**Do this**
Identify the lines that include the word "matplotlib", then copy all of them.

-- START Stored data --

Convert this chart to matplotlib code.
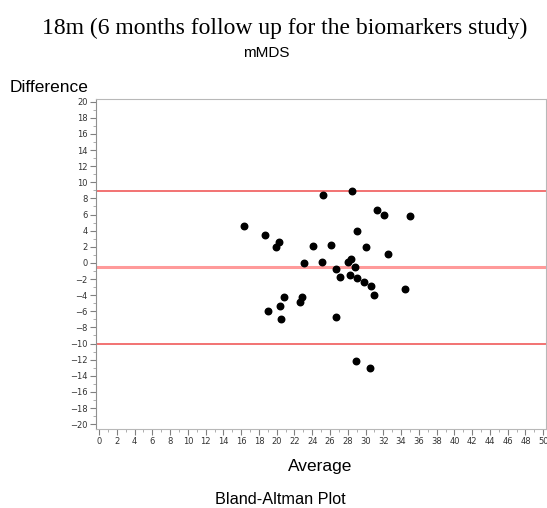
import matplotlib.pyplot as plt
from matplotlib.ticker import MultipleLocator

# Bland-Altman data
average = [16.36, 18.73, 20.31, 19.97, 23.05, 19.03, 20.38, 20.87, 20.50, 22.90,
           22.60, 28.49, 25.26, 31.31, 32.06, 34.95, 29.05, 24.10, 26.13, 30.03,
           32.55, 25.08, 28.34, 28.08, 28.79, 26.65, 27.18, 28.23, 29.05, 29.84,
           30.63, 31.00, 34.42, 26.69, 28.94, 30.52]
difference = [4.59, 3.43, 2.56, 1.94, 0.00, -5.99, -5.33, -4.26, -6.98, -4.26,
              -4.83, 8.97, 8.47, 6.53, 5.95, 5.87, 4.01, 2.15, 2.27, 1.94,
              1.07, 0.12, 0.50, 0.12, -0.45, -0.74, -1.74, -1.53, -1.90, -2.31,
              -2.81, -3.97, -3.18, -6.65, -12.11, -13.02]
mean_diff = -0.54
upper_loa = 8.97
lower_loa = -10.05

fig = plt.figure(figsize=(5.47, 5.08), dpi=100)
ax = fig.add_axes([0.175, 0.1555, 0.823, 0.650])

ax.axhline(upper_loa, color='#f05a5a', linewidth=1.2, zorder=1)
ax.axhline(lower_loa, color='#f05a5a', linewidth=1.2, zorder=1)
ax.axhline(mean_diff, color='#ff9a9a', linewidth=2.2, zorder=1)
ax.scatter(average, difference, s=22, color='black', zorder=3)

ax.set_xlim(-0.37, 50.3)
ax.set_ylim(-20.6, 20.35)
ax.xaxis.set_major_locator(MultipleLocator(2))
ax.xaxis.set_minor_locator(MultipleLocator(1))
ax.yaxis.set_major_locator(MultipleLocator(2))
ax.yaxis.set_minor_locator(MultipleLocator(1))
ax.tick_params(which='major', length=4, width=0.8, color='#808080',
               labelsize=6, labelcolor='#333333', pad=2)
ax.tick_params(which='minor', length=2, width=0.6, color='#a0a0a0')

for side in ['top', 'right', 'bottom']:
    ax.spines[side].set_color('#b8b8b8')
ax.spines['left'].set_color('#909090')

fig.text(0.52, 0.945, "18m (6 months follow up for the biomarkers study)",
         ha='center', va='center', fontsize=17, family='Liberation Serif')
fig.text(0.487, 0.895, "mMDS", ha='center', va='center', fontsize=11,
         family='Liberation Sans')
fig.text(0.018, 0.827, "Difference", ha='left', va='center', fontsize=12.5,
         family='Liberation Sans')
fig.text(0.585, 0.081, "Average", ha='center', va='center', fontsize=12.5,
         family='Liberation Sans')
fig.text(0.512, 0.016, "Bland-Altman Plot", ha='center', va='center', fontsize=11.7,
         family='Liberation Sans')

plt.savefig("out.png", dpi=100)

-- END Stored data --

**Answer**
Convert this chart to matplotlib code.
import matplotlib.pyplot as plt
from matplotlib.ticker import MultipleLocator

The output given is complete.